Even the walls start caving in
And you feel like there's no pretend for you

I don't feel like I'm falling
No I don't feel like I'm falling
No I don't feel like I'm falling down
Just say hello to the ground

We could talk if days weren't so fast
And mistakes just leave it so unsure
Wanna hold you like never before
Cause we're falling and I love you more and more
 

G'night.

Saturday, January 01, 2005

Resolution #5

"Character is the ability to carry out a good resolution long after the excitement of the moment has passed."
~Cavett Robert
I think overall, 2004 was one year where I stuck to nearly every resolution for the majority of the year.
  1. A selfish prick? Yes I was, thank-yew-very-much.
  2. Cut down on Coca Cola? Sort of. I stopped with regular Coke for a few months after Diet Coke with Lime arrived on the scene. But I'm back to the normal stuff (and the "healthier" alternative 'C-2') and drink about 3 cans a week.
  3. New friends? Close. I found out who my true friends are and how important it is to value them.
  4. Doing Things that make me better? Big time. New car. New hairstyle... same body but with muscles and a fitness level to it now.
And now 2005 has begun and I need to think up new resolutions. So here we go:
  1. Take this talent and use it. I once was awarded an art scholarship and never used it. I've basically put down the art supplies since then and have felt the urge to draw. Again.
  2. Spend 24 hours on a story. I never did write the 'My 24 hours.' post last year, so I'll have to write about it this year. By April. :-)
  3. Teach my son his first mega-word. My daughter, when she was 2 years old, told people she wanted to be a hematopathologist when she grew up. She said it a friend of mine -a career counsellor- and he had no idea what that was. Now I have to think up a good one for my son...
  4. Land a career by my birthday. Nothing wrong with setting dates for these, right? I'm saying career, because I don't want another job. I want a career, a place where I want to be. That's the second most important lesson I learned this past year. The first was 'have faith.'
  5. Do one thing I've never done before. Be that bungee jumping, climbing, whatever... just to DO something I haven't done means I'll never have to say "I've never..." again.
And thus, we've reached the end of my resolutions for 2005. I hope I can do as well again this year.

My Conclusions

This is My Last Post...
Where are You going? - Dave Matthews Band
Where are you going, with your long face pulling down?
Don’t hide away, like an ocean
But you can’t see, but you can smell
And the sound waves crash down

I am no superman
I have no answers for you
I am no hero, oh that’s for sure
But I do know one thing for sure
Is where you are, is where I belong
I do know, where you go, is where I want to be

Where are you going, where do you go?
Are you looking for answers, to questions under the stars?
If along the way you are growing weary, you can rest with me until a brighter day
It’s okay, where are you going, where do you go?

I am no superman
I have no answers for you
I am no hero, oh that’s for sure
But I do know one thing for sure
Is where you are, is where I belong
I do know, where you go, is where I want to be

Where are you going, where do you go?
Are you looking for answers, where do you go?
Well, it's my last post with 'My' in the title anyway and I'll struggle for the next few days getting used to the next theme. Nobody did guess correctly on My Theme....

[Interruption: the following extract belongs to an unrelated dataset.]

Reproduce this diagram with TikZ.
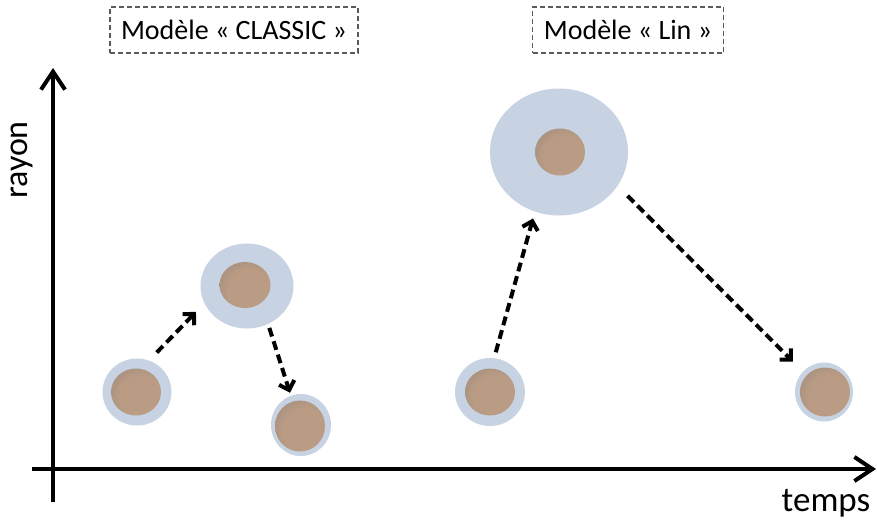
\documentclass[tikz,border=0pt]{standalone}
\usepackage{fontspec}
\setmainfont{Carlito}
\usetikzlibrary{arrows.meta,shapes.geometric}
\definecolor{ringc}{RGB}{199,211,227}
\definecolor{corein}{RGB}{186,156,132}
\definecolor{coreout}{RGB}{128,122,118}
\definecolor{boxline}{RGB}{90,90,90}
\pgfdeclareradialshading{coreshade}{\pgfpoint{9bp}{-8bp}}{color(0bp)=(corein); color(22bp)=(corein); color(52bp)=(coreout)}
\begin{document}
\begin{tikzpicture}[x=1pt,y=-1pt,
  ring/.style={ellipse, fill=ringc, draw=none, inner sep=0pt},
  corestyle/.style={ellipse, shading=coreshade, draw=none, inner sep=0pt},
  lbl/.style={draw=boxline, line width=1.1pt, dash pattern=on 5pt off 3pt,
    minimum height=46pt, inner sep=0pt, font=\fontsize{28}{32}\selectfont},
  axisline/.style={line width=4pt, -{Straight Barb[length=18pt,width=24pt]}},
  growarrow/.style={line width=4pt, dash pattern=on 9pt off 5pt,
    -{Straight Barb[length=8pt,width=16pt]}}]
\useasboundingbox (0,0) rectangle (877,522);
% axes
\coordinate (xs) at (32,469);
\coordinate (xe) at (876,469);
\coordinate (ys) at (53,502);
\coordinate (ye) at (53,68);
\draw[axisline] (xs) -- (xe);
\draw[axisline] (ys) -- (ye);
\node[anchor=base, font=\fontsize{35}{40}\selectfont] (tl) at (826,511) {temps};
\node[rotate=90, font=\fontsize{34}{40}\selectfont] (rl) at (22,160) {rayon};
% model labels
\node[lbl, minimum width=248pt] (m1) at (234,30) {Modèle « CLASSIC »};
\node[lbl, minimum width=191pt] (m2) at (628,30) {Modèle « Lin »};
% CLASSIC
\node[ring, minimum width=69pt, minimum height=67pt] (c1) at (137,392) {};
\node[corestyle, minimum width=50pt, minimum height=47pt] (k1) at (136,392) {};
\node[ring, minimum width=93pt, minimum height=85pt] (c2) at (247,286) {};
\node[corestyle, minimum width=51pt, minimum height=46pt] (k2) at (245,285) {};
\node[ring, minimum width=60pt, minimum height=62pt] (c3) at (301,425) {};
\node[corestyle, minimum width=50pt, minimum height=51pt] (k3) at (300,426) {};
% Lin
\node[ring, minimum width=70pt, minimum height=68pt] (l1) at (490,392) {};
\node[corestyle, minimum width=50pt, minimum height=47pt] (q1) at (490,392) {};
\node[ring, minimum width=138pt, minimum height=127pt] (l2) at (559,152) {};
\node[corestyle, minimum width=50pt, minimum height=47pt] (q2) at (560,152) {};
\node[ring, minimum width=58pt, minimum height=59pt] (l3) at (824,392) {};
\node[corestyle, minimum width=50pt, minimum height=49pt] (q3) at (825,392) {};
% arrows
\draw[growarrow, shorten <=11pt, shorten >=12pt] (c1.69) -- (c2.202);
\draw[growarrow, shorten <=4pt, shorten >=3pt] (c2.-61) -- (c3.109);
\draw[growarrow, shorten <=6pt, shorten >=7pt] (l1.83) -- (l2.248);
\draw[growarrow, shorten <=14pt, shorten >=14pt] (l2.-30) -- (l3.136);
\end{tikzpicture}
\end{document}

So, what was My Year like? Well, to be honest, I was following a theme for a post that was never written. Whoops. Essentially, I was looking at the fact that in 1994 my life changed drastically, work, family, life, love. It all changed. I met my future wife, I broke up with my girlfriend of 3 years, I lost family members, changed jobs (having to suddenly grow up and acknowledge the world was a bigger place), and found myself burnt out from the group I'd associated with since my pre-teen days. Life changed for the better. And I, in My Year, wanted to focus on change again and make it again for the better.

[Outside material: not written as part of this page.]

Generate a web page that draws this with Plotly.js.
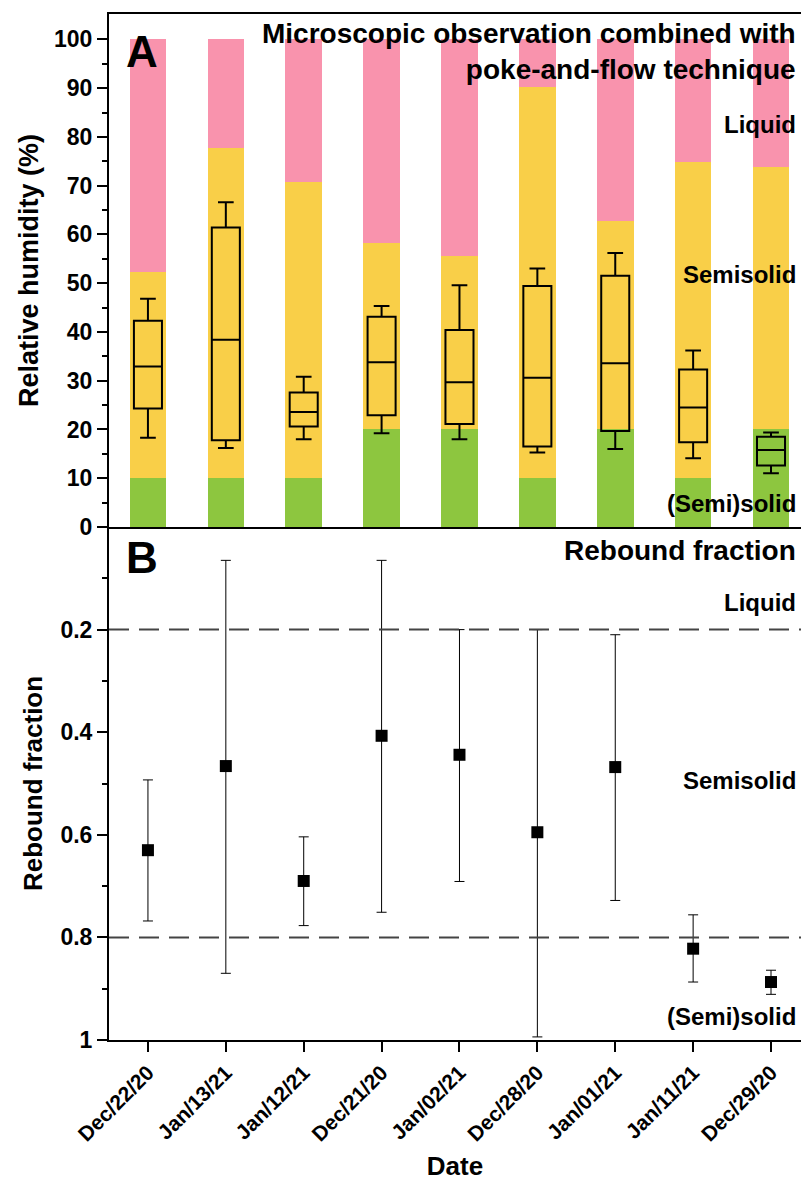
<!DOCTYPE html>
<html>
<head>
<meta charset="utf-8">
<script src="https://cdn.plot.ly/plotly-3.0.1.min.js"></script>
<style>html,body{margin:0;padding:0;background:#fff;}#chart{width:801px;height:1184px;}</style>
</head>
<body>
<div id="chart"></div>
<script>
// Categories (dates)
const dates = ["Dec/22/20","Jan/13/21","Jan/12/21","Dec/21/20","Jan/02/21","Dec/28/20","Jan/01/21","Jan/11/21","Dec/29/20"];

// Panel A: phase boundaries (RH %)
const solidTop = [10, 10, 10, 20, 20, 10, 20, 10, 20];
const semisolidTop = [52.2, 77.8, 70.8, 58.2, 55.6, 90.2, 62.8, 74.9, 73.8];
const liquidTop = [100, 100, 100, 100, 100, 100, 100, 100, 100];

// Panel A: box statistics (RH %)
const boxLower = [18.3, 16.2, 18.0, 19.2, 18.0, 15.3, 16.0, 14.1, 11.0];
const boxQ1 = [24.3, 17.8, 20.6, 22.9, 21.1, 16.5, 19.7, 17.4, 12.6];
const boxMedian = [32.9, 38.4, 23.6, 33.8, 29.7, 30.6, 33.6, 24.5, 15.8];
const boxQ3 = [42.3, 61.4, 27.6, 43.1, 40.4, 49.4, 51.5, 32.3, 18.5];
const boxUpper = [46.8, 66.6, 30.8, 45.3, 49.6, 53.0, 56.2, 36.2, 19.4];

// Panel B: rebound fraction
const rebound = [0.630, 0.466, 0.690, 0.407, 0.444, 0.595, 0.468, 0.822, 0.887];
const reboundLow = [0.493, 0.065, 0.604, 0.065, 0.200, 0.200, 0.210, 0.756, 0.864];
const reboundHigh = [0.768, 0.870, 0.777, 0.751, 0.691, 0.994, 0.728, 0.887, 0.911];

const thresholds = [0.2, 0.8];

const cGreen = "#8DC63F", cYellow = "#F9CF48", cPink = "#F993AD";
const FONT = "Liberation Sans, Arial, sans-serif";

const greenH = solidTop.slice();
const yellowH = semisolidTop.map((v, i) => v - solidTop[i]);
const pinkH = liquidTop.map((v, i) => v - semisolidTop[i]);

const barW = 0.47;
const traces = [
  {type: "bar", x: dates, y: greenH, width: barW, marker: {color: cGreen, line: {width: 0}}, xaxis: "x", yaxis: "y", hoverinfo: "skip"},
  {type: "bar", x: dates, y: yellowH, width: barW, marker: {color: cYellow, line: {width: 0}}, xaxis: "x", yaxis: "y", hoverinfo: "skip"},
  {type: "bar", x: dates, y: pinkH, width: barW, marker: {color: cPink, line: {width: 0}}, xaxis: "x", yaxis: "y", hoverinfo: "skip"},
  {type: "box", x: dates, q1: boxQ1, median: boxMedian, q3: boxQ3, lowerfence: boxLower, upperfence: boxUpper,
   width: 0.36, whiskerwidth: 0.56, fillcolor: "rgba(0,0,0,0)", line: {color: "#000", width: 2},
   boxpoints: false, xaxis: "x", yaxis: "y"},
  {type: "scatter", mode: "markers", x: dates, y: rebound,
   marker: {symbol: "square", size: 12, color: "#000"},
   error_y: {type: "data", symmetric: false,
     array: reboundHigh.map((v, i) => v - rebound[i]),
     arrayminus: rebound.map((v, i) => v - reboundLow[i]),
     color: "#000", thickness: 1, width: 5},
   xaxis: "x2", yaxis: "y2"}
];

const shapes = thresholds.map(t => ({type: "line", xref: "x2 domain", x0: 0, x1: 1, yref: "y2", y0: t, y1: t,
  line: {color: "#444", width: 2, dash: "20px,10px"}}));

const ann = (text, x, y, xref, yref, size, xanchor) => ({text: "<b>" + text + "</b>", x: x, y: y, xref: xref, yref: yref,
  showarrow: false, xanchor: xanchor || "right", yanchor: "middle", align: "right", font: {family: FONT, size: size, color: "#000"}});

const annotations = [
  ann("A", -0.08, 97.5, "x", "y", 44, "center"),
  ann("Microscopic observation combined with<br>poke-and-flow technique", 0.995, 97.6, "paper", "y", 28),
  ann("Liquid", 0.995, 82.6, "paper", "y", 24),
  ann("Semisolid", 0.995, 51.7, "paper", "y", 24),
  ann("(Semi)solid", 0.995, 4.9, "paper", "y", 24),
  ann("B", -0.08, 0.06, "x2", "y2", 44, "center"),
  ann("Rebound fraction", 0.995, 0.046, "paper", "y2", 28),
  ann("Liquid", 0.995, 0.147, "paper", "y2", 24),
  ann("Semisolid", 0.995, 0.495, "paper", "y2", 24),
  ann("(Semi)solid", 0.995, 0.955, "paper", "y2", 24)
];

const xr = [-0.5, 8.385];
const layout = {
  width: 801, height: 1184,
  margin: {l: 109, r: 0, t: 14, b: 144},
  paper_bgcolor: "#fff", plot_bgcolor: "#fff",
  showlegend: false, barmode: "stack", bargap: 0.5,
  font: {family: FONT, color: "#000"},
  xaxis: {domain: [0, 1], range: xr, type: "category", anchor: "y", showline: true, mirror: true, linecolor: "#000", linewidth: 2,
    ticks: "", showticklabels: false, showgrid: false, zeroline: false},
  yaxis: {domain: [0.5, 1], range: [0, 105.2], anchor: "x", showline: true, linecolor: "#000", linewidth: 2,
    tickmode: "array", tickvals: [0,10,20,30,40,50,60,70,80,90,100], ticks: "outside", ticklen: 10, tickwidth: 2, tickcolor: "#000",
    minor: {tickmode: "array", tickvals: [5,15,25,35,45,55,65,75,85,95], ticks: "outside", ticklen: 5, tickwidth: 2, tickcolor: "#000", showgrid: false},
    tickfont: {family: FONT, size: 23, color: "#000", weight: "bold"}, showgrid: false, zeroline: false,
    title: {text: "<b>Relative humidity (%)</b>", font: {family: FONT, size: 27, color: "#000"}, standoff: 8}},
  xaxis2: {domain: [0, 1], range: xr, type: "category", anchor: "y2", showline: true, linecolor: "#000", linewidth: 2,
    ticks: "outside", ticklen: 10, tickwidth: 2, tickcolor: "#000", tickangle: -45,
    tickfont: {family: FONT, size: 21, color: "#000", weight: "bold"}, showgrid: false, zeroline: false,
    title: {text: "<b>Date</b>", font: {family: FONT, size: 26, color: "#000"}, standoff: 12}},
  yaxis2: {domain: [0, 0.5], range: [1, 0], anchor: "x2", showline: true, linecolor: "#000", linewidth: 2,
    tickmode: "array", tickvals: [0.2, 0.4, 0.6, 0.8, 1], ticktext: ["0.2","0.4","0.6","0.8","1"],
    ticks: "outside", ticklen: 10, tickwidth: 2, tickcolor: "#000",
    minor: {tickmode: "array", tickvals: [0.1, 0.3, 0.5, 0.7, 0.9], ticks: "outside", ticklen: 5, tickwidth: 2, tickcolor: "#000", showgrid: false},
    tickfont: {family: FONT, size: 23, color: "#000", weight: "bold"}, showgrid: false, zeroline: false,
    title: {text: "<b>Rebound fraction</b>", font: {family: FONT, size: 26, color: "#000"}, standoff: 10}},
  shapes: shapes,
  annotations: annotations
};

Plotly.newPlot("chart", traces, layout, {staticPlot: true, displayModeBar: false});
</script>
</body>
</html>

But 2004 didn't seem to be going the same as 1994 to me. At least, it didn't seem that way. Things were getting progressively worse with work, family, life and love. I nearly split with my wife and lusted after another woman. I distanced myself from family members. I got burnt out with the church I've been attending since 1994. Things seemed so bad by Fall that I couldn't see anything getting better.

And then I left work.

And it's amazing what's happened since then. The burden is gone. The dedication to a job that I didn't like is gone (along with the feeling of doing anything ever again that I don't love doing). The handful of people who tried very hard to make my life a living Hell are gone. I've had the opportunity in the past few months to watch my son grow (after missing the first year of his life because of work). I've been spending more time with my daughter and seeing the incredible potential in the talents she shows at the age of 4. The way she looks at the world in wonder. I got to renew my relationship with my wife instead of throwing it away because of stupid meaningless things. I've learned more in the past few months than the past 7 years. I've also realized the importance of faith in life. When there's no other path you can see, faith clears the way and it's... I don't know how to describe it: open the windows, open the doors, turn the lights on and shout. That's how it feels.

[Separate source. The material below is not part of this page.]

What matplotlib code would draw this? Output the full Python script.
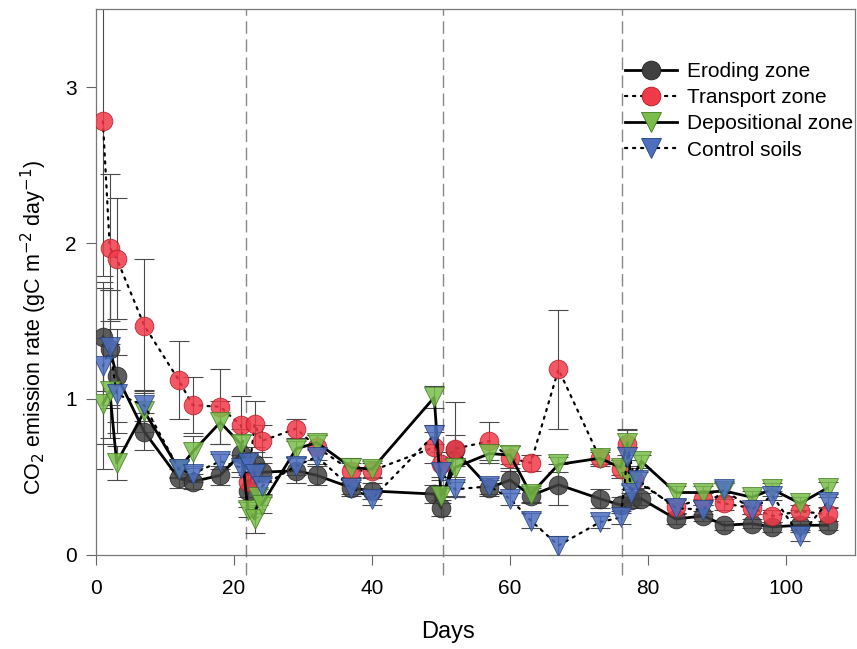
import matplotlib
matplotlib.use("Agg")
import matplotlib.pyplot as plt
from matplotlib.lines import Line2D

plt.rcParams['font.family'] = ['Liberation Sans', 'DejaVu Sans']

# ---- data ----
ero_days = [1, 2, 3, 7, 12, 14, 18, 21, 22, 23, 24, 29, 32, 37, 40, 49, 50, 52, 57, 60, 63, 67, 73, 76, 77.5, 79, 84, 88, 91, 95, 98, 102, 106]
ero_vals = [1.40, 1.32, 1.15, 0.79, 0.49, 0.47, 0.51, 0.65, 0.41, 0.58, 0.53, 0.54, 0.51, 0.43, 0.41, 0.39, 0.30, 0.67, 0.43, 0.48, 0.38, 0.45, 0.36, 0.32, 0.35, 0.36, 0.23, 0.25, 0.19, 0.20, 0.18, 0.19, 0.19]
ero_err = [0.35, 0.38, 0.30, 0.12, 0.06, 0.05, 0.06, 0.12, 0.10, 0.08, 0.06, 0.08, 0.06, 0.05, 0.05, 0.06, 0.05, 0.10, 0.05, 0.08, 0.05, 0.13, 0.06, 0.05, 0.05, 0.04, 0.03, 0.03, 0.03, 0.03, 0.03, 0.03, 0.03]

tra_days = [1, 2, 3, 7, 12, 14, 18, 21, 22, 23, 24, 29, 32, 37, 40, 49, 50, 52, 57, 60, 63, 67, 73, 76, 77, 78, 84, 88, 91, 95, 98, 102, 106]
tra_vals = [2.78, 1.97, 1.90, 1.47, 1.12, 0.96, 0.95, 0.83, 0.47, 0.84, 0.73, 0.81, 0.69, 0.54, 0.54, 0.69, 0.58, 0.68, 0.73, 0.62, 0.59, 1.19, 0.62, 0.55, 0.71, 0.48, 0.31, 0.36, 0.33, 0.30, 0.25, 0.28, 0.26]
tra_err = [0.99, 0.47, 0.39, 0.43, 0.25, 0.18, 0.24, 0.19, 0.10, 0.15, 0.10, 0.06, 0.08, 0.05, 0.05, 0.10, 0.08, 0.30, 0.12, 0.08, 0.05, 0.38, 0.05, 0.06, 0.10, 0.06, 0.04, 0.04, 0.04, 0.04, 0.04, 0.04, 0.04]

dep_days = [1, 2, 3, 7, 12, 14, 18, 21, 22, 23, 23.5, 24, 29, 32, 37, 40, 49, 50, 52, 57, 60, 63, 67, 73, 76, 77, 77.5, 79, 84, 88, 91, 95, 98, 102, 106]
dep_vals = [0.97, 1.05, 0.59, 0.92, 0.55, 0.66, 0.85, 0.71, 0.29, 0.23, 0.37, 0.32, 0.68, 0.72, 0.56, 0.55, 1.01, 0.38, 0.56, 0.65, 0.64, 0.39, 0.58, 0.62, 0.56, 0.72, 0.47, 0.60, 0.40, 0.40, 0.41, 0.37, 0.42, 0.33, 0.43]
dep_err = [0.42, 0.30, 0.11, 0.13, 0.06, 0.10, 0.14, 0.10, 0.05, 0.09, 0.05, 0.05, 0.05, 0.05, 0.06, 0.05, 0.07, 0.05, 0.06, 0.06, 0.06, 0.05, 0.05, 0.04, 0.05, 0.08, 0.05, 0.04, 0.04, 0.04, 0.05, 0.04, 0.04, 0.04, 0.04]

con_days = [1, 2, 3, 7, 12, 14, 18, 21, 22, 23, 24, 29, 32, 37, 40, 49, 50, 52, 57, 60, 63, 67, 73, 76, 77, 77.5, 78.5, 84, 88, 91, 95, 98, 102, 106]
con_vals = [1.21, 1.33, 1.03, 0.96, 0.55, 0.52, 0.60, 0.56, 0.59, 0.52, 0.44, 0.57, 0.63, 0.43, 0.36, 0.77, 0.53, 0.42, 0.44, 0.36, 0.22, 0.06, 0.21, 0.24, 0.63, 0.40, 0.48, 0.30, 0.29, 0.42, 0.29, 0.38, 0.12, 0.34]
con_err = [0.50, 0.37, 0.25, 0.10, 0.05, 0.05, 0.05, 0.06, 0.06, 0.05, 0.05, 0.06, 0.05, 0.04, 0.04, 0.06, 0.05, 0.05, 0.05, 0.04, 0.05, 0.06, 0.04, 0.04, 0.06, 0.05, 0.05, 0.03, 0.03, 0.04, 0.03, 0.03, 0.03, 0.03]

phase_days = [21.8, 50.3, 76.2]
x_ticks = [0, 20, 40, 60, 80, 100]
y_ticks = [0, 1, 2, 3]

# ---- figure ----
fig = plt.figure(figsize=(8.57, 6.49), dpi=100)
ax = fig.add_axes([0.112, 0.145, 0.886, 0.841])
ax.set_xlim(0, 110)
ax.set_ylim(0, 3.5)

for d in phase_days:
    ax.axvline(d, ymin=-0.037, ymax=1, color='#888888', lw=1.0,
               linestyle=(0, (9, 4)), clip_on=False, zorder=1)

DOT = (0, (1, 2.6))
series = [
    ('Eroding zone', ero_days, ero_vals, ero_err, 'o', '#404040', '#222222', '-', 13.5),
    ('Transport zone', tra_days, tra_vals, tra_err, 'o', '#f03a48', '#b01822', DOT, 13.5),
    ('Depositional zone', dep_days, dep_vals, dep_err, 'v', '#7abd4a', '#3f7a1e', '-', 14),
    ('Control soils', con_days, con_vals, con_err, 'v', '#4d6fbf', '#23407e', DOT, 14),
]

handles = []
for (lab, d, v, e, m, fc, ec, ls, ms) in series:
    ax.errorbar(d, v, yerr=e, fmt='none', ecolor='#4a4a4a', elinewidth=0.8,
                capsize=7, capthick=0.8, zorder=2)
for i, (lab, d, v, e, m, fc, ec, ls, ms) in enumerate(series):
    lw = 2.0 if ls == '-' else 1.6
    ax.plot(d, v, color='black', lw=lw, linestyle=ls, zorder=3 + i * 2,
            solid_capstyle='round', dash_capstyle='round')
    ax.plot(d, v, linestyle='none', marker=m, markersize=ms, markerfacecolor=fc,
            markeredgecolor=ec, markeredgewidth=0.6, alpha=0.85, zorder=4 + i * 2)
    handles.append(Line2D([0], [0], color='black', lw=lw, linestyle=ls,
                          marker=m, markersize=ms, markerfacecolor=fc,
                          markeredgecolor=ec, markeredgewidth=0.6,
                          dash_capstyle='round'))

ax.legend(handles, [s[0] for s in series], loc='upper right',
          bbox_to_anchor=(1.016, 0.93), frameon=False, fontsize=15,
          handlelength=2.5, handletextpad=0.45, labelspacing=0.35,
          borderaxespad=0.3)

ax.set_xticks(x_ticks)
ax.set_yticks(y_ticks)
ax.tick_params(axis='both', which='major', direction='out', length=7,
               width=0.8, color='#666666', labelsize=15)
ax.tick_params(axis='y', pad=7)
ax.tick_params(axis='x', pad=10)
ax.tick_params(top=False, right=False)
for sp in ax.spines.values():
    sp.set_color('#777777')
    sp.set_linewidth(0.9)

ax.set_xlabel('Days', fontsize=17)
ax.set_ylabel('CO$_2$ emission rate (gC m$^{-2}$ day$^{-1}$)', fontsize=15.5)
ax.xaxis.set_label_coords(0.464, -0.122)
ax.yaxis.set_label_coords(-0.062, 0.417)

fig.savefig('out.png', dpi=100)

And thus, 2004 comes to a conclusion as my wife and I raise a glass of Merlot to 2005 and continued excitement in our lives. 2003 closed with me alone and sad for the future. In 2005, the sky is bright (figureatively speaking --it's cloudy, cold and windy outside) and everything is ahead of me on the path of my life.

Even if I can't see it all right now.

[and very soon the new theme for 2005 begins... My Year is over].